▶ The data:
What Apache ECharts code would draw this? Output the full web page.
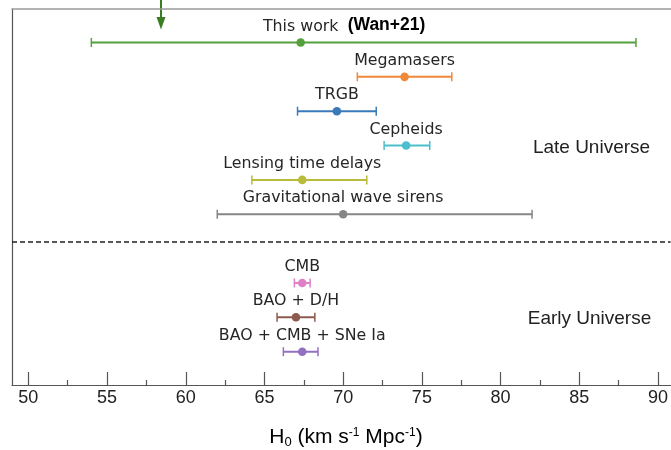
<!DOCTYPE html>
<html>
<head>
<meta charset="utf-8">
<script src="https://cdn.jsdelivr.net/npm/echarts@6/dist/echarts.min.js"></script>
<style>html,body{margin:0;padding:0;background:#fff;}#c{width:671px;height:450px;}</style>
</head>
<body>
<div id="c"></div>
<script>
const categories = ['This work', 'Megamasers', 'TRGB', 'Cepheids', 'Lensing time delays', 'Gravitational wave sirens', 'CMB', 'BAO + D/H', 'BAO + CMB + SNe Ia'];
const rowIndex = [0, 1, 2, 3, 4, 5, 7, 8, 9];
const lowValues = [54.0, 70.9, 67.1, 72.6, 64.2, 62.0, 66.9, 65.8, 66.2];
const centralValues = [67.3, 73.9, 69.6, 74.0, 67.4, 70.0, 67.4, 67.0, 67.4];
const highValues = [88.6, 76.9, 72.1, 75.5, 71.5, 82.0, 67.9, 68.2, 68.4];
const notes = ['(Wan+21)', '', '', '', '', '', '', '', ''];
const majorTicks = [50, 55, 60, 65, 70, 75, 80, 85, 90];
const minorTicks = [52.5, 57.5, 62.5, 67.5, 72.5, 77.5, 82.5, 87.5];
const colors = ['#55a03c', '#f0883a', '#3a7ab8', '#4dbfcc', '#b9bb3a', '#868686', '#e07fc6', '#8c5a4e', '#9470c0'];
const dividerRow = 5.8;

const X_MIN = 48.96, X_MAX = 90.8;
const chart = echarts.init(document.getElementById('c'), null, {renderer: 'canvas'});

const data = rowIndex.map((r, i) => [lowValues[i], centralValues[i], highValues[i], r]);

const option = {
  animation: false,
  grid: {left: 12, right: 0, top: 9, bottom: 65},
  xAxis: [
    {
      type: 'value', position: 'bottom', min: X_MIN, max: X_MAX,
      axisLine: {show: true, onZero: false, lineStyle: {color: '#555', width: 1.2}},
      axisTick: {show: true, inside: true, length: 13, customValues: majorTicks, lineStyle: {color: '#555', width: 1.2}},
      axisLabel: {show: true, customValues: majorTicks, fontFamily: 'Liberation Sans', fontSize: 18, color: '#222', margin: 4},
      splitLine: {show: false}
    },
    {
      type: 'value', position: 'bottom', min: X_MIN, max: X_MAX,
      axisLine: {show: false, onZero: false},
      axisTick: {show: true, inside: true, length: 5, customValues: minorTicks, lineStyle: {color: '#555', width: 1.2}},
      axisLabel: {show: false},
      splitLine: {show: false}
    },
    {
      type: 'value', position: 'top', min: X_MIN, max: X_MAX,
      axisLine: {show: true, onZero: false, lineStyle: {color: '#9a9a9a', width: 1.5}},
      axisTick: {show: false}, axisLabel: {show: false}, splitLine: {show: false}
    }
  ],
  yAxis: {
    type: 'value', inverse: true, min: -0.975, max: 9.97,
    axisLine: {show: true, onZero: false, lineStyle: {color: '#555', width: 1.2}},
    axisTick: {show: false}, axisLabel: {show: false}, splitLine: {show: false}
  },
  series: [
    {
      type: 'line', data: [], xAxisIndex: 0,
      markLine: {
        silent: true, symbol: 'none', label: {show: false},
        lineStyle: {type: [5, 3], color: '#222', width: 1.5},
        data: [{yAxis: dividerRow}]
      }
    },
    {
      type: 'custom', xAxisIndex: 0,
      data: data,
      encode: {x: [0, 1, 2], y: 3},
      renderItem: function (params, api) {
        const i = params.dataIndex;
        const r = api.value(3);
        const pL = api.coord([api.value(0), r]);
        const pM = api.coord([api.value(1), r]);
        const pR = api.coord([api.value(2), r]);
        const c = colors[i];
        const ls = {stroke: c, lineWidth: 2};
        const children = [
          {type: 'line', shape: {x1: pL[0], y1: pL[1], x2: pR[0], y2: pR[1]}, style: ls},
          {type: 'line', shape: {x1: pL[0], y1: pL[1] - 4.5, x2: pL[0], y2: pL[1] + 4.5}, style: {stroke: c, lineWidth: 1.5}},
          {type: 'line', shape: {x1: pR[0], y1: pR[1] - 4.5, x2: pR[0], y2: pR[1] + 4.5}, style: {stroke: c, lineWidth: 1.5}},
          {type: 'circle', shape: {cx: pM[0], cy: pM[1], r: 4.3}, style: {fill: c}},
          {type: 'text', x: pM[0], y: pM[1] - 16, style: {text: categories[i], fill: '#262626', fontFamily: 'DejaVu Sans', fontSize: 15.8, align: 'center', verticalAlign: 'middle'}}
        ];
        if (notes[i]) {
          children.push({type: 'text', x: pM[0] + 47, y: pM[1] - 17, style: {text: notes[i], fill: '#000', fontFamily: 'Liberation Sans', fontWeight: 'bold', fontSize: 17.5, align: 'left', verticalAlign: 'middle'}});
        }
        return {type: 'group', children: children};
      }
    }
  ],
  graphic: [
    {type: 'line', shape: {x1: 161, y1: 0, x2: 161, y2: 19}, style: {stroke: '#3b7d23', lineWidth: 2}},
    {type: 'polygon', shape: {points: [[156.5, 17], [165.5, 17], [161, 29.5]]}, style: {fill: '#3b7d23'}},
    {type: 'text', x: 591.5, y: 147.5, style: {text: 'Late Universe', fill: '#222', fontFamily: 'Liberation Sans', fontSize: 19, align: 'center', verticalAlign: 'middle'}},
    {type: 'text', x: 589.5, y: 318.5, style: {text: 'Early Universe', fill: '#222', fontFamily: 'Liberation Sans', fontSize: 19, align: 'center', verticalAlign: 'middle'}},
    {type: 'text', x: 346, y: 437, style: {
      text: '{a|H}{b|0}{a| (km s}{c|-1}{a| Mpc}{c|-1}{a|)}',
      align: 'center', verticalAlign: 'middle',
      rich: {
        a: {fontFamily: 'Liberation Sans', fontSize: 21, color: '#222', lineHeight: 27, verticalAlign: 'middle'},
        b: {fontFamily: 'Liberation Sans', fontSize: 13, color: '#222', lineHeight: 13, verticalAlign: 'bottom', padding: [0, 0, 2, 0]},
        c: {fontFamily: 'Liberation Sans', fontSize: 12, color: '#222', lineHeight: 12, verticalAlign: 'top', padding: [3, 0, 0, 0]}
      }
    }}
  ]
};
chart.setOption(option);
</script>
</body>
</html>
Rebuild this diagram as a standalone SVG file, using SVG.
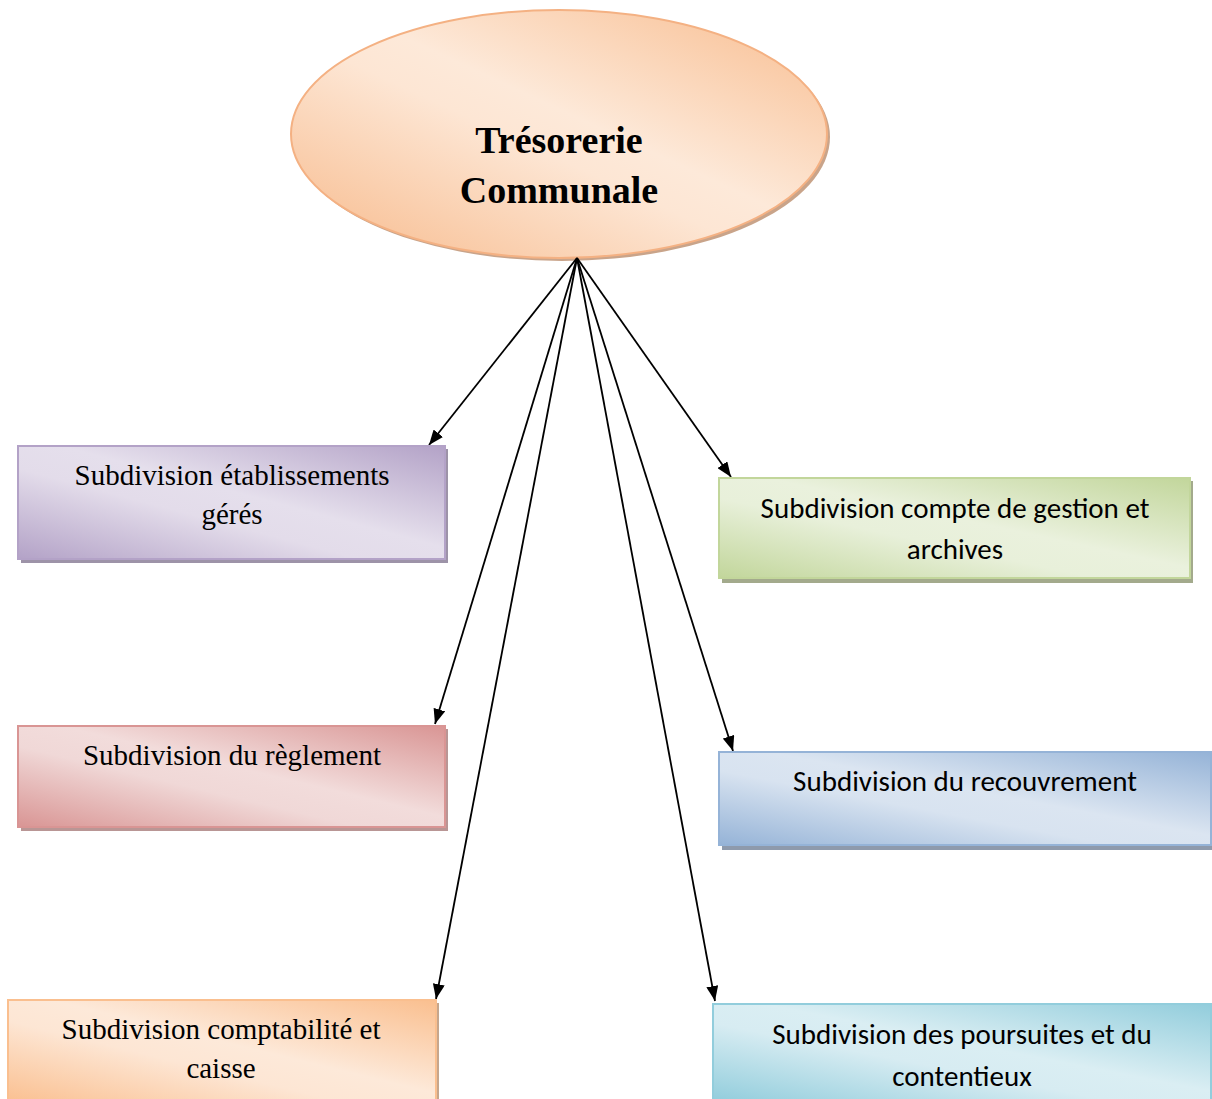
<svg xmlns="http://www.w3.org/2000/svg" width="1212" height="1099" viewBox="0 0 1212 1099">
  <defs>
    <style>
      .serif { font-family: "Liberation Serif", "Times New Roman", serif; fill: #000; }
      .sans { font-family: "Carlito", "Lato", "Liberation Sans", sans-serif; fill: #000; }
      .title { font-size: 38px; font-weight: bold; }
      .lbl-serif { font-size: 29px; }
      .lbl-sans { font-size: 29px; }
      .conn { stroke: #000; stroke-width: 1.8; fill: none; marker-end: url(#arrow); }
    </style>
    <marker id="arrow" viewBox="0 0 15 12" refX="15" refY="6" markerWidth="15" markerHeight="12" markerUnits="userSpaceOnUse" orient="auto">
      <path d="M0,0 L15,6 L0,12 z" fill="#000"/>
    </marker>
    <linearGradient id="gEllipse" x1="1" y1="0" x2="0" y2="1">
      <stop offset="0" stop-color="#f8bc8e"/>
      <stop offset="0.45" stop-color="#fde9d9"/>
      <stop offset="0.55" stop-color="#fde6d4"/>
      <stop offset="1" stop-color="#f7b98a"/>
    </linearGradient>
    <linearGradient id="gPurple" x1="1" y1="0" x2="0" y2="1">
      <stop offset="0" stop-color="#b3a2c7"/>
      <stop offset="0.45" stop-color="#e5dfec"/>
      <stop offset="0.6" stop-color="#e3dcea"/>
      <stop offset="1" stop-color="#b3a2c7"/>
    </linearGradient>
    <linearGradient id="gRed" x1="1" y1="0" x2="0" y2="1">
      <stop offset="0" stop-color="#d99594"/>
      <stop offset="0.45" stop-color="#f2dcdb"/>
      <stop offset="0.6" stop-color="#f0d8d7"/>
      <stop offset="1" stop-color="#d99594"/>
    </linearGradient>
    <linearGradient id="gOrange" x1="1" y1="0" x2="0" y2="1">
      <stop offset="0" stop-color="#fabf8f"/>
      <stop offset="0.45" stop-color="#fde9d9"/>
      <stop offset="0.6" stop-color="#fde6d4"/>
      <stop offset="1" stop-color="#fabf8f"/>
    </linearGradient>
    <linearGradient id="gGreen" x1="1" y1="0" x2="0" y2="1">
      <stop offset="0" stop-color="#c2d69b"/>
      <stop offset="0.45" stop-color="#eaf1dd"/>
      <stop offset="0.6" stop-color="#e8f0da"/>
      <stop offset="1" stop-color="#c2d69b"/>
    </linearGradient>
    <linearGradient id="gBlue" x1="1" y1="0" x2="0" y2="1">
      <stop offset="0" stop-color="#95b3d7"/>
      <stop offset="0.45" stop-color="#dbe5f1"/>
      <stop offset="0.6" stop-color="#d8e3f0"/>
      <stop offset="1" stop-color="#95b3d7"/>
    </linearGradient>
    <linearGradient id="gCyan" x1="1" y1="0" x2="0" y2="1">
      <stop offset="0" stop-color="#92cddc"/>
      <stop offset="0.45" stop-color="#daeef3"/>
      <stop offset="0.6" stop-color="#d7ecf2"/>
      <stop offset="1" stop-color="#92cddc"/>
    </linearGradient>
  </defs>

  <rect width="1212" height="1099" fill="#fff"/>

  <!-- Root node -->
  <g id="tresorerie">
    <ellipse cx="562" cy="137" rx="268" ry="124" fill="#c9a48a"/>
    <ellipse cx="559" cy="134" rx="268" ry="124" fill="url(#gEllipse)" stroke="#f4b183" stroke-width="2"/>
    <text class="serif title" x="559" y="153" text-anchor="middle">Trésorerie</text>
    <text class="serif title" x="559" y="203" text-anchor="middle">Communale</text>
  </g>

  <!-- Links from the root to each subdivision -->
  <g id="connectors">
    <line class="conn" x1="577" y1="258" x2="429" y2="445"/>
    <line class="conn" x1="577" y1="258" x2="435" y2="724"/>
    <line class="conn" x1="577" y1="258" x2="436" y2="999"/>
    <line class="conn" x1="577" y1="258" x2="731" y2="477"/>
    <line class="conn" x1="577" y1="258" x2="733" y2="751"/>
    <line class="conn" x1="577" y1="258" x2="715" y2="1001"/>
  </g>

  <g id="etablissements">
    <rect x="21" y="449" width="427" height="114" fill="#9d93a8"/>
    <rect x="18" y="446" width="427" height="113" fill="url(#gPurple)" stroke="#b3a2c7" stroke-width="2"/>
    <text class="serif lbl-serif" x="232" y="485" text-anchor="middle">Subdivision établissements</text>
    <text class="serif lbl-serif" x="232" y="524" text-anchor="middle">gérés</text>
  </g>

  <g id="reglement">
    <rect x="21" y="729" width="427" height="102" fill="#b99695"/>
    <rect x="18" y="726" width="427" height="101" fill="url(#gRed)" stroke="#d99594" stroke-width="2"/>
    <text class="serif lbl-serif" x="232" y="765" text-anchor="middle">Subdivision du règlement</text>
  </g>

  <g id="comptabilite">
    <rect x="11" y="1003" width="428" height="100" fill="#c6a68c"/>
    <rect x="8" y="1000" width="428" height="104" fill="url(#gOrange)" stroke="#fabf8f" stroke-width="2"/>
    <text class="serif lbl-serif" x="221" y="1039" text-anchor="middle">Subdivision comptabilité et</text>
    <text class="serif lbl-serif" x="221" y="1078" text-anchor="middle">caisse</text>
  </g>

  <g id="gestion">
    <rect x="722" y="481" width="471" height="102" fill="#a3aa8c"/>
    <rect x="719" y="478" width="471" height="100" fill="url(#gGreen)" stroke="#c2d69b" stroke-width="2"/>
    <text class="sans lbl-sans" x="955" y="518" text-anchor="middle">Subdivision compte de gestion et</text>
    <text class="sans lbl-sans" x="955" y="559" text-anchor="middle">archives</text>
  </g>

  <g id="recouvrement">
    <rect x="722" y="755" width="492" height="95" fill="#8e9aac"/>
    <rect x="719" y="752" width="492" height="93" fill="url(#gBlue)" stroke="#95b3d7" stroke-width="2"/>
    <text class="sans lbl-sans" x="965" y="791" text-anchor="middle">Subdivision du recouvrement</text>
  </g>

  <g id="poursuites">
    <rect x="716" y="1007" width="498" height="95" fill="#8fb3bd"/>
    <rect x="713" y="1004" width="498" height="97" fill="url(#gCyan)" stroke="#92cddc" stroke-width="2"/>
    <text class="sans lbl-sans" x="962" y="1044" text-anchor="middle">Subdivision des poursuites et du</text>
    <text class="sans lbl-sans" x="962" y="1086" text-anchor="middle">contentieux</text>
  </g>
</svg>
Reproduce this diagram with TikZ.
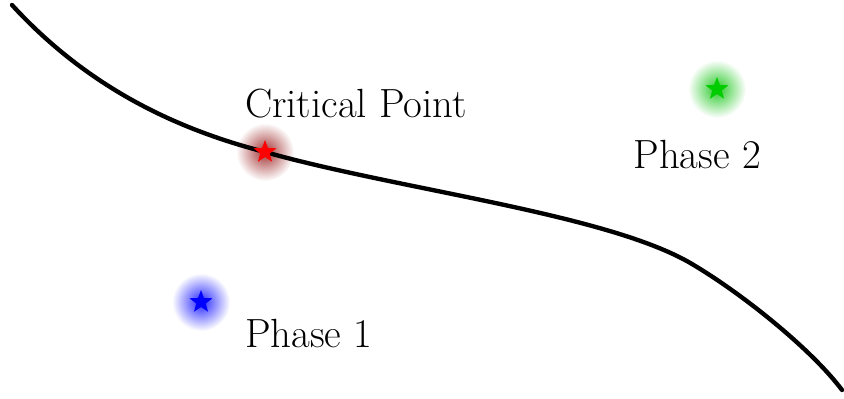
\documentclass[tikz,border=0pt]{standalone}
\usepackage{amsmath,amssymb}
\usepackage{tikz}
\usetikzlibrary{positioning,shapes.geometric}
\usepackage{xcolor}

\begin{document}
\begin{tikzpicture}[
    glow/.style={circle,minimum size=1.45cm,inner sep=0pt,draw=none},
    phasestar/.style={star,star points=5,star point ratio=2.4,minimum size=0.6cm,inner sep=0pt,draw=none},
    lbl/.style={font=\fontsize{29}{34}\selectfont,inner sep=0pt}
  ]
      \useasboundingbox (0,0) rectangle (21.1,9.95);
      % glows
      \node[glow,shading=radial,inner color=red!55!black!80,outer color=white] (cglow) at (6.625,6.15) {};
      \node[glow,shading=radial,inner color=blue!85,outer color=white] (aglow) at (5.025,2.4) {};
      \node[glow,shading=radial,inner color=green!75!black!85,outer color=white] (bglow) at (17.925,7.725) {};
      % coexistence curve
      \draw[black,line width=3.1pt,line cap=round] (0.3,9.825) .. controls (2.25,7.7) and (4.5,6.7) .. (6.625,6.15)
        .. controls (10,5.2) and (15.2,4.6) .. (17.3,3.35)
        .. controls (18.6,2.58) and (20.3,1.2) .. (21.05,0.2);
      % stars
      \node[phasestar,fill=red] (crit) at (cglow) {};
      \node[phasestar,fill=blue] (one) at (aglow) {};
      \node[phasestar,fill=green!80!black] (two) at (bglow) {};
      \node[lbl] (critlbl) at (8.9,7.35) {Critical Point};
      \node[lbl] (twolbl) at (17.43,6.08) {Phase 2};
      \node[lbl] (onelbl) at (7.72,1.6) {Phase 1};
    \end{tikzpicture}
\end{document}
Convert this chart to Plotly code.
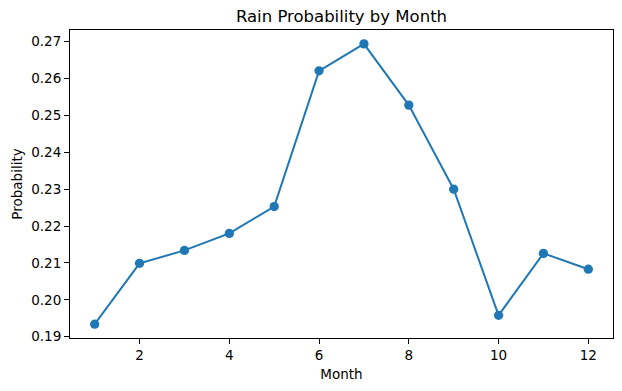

▶ What is being asked: Only the number is wanted: how many lines of the material above include the word "standalone"?

▶ Task output: 2